After earning two master's degrees, Chávez went to work on her first novel, the draft of which was 1,200 pages. She and her editor whittled it down to 456 pages, and the resulting book, Face of an Angel, was published in 1994 to high critical acclaim. The novel includes excerpts from the diary of the protagonist, who is a career waitress, as well as a waitress etiquette and philosophy manual. Chávez herself had spent more than 30 years waiting tables.

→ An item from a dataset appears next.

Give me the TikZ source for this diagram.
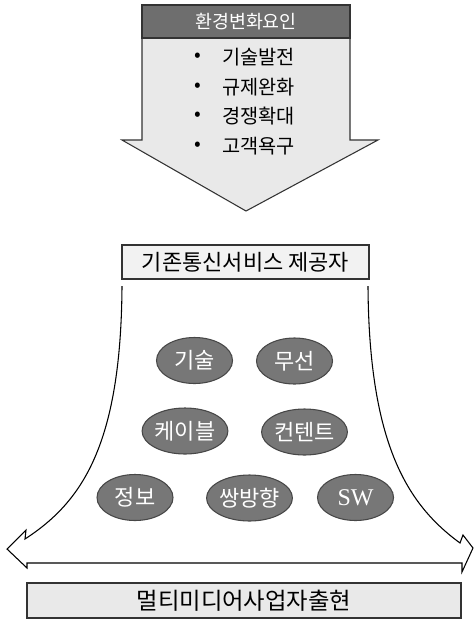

She grew up in a family that loved to tell stories, and she acknowledges her roots in the oral storytelling tradition, calling herself a "performance writer." In her writing, she also incorporates her bilingual background, and she does not italicize Spanish words in her works, which has caused conflicts with editors who think that the words should be differentiated in the type or set apart somehow.

Chávez has written several plays, two novels (Face of an Angel, 1994) and (Loving Pedro Infante, 2001), and a children's book (The Woman Who Knew the Language of Animals, 1992). She also wrote a memoir with recipes, A Taco Testimony: Meditations on Family, Food, and Culture (2006). She is the founder and director of the annual Border Book Festival in Las Cruces.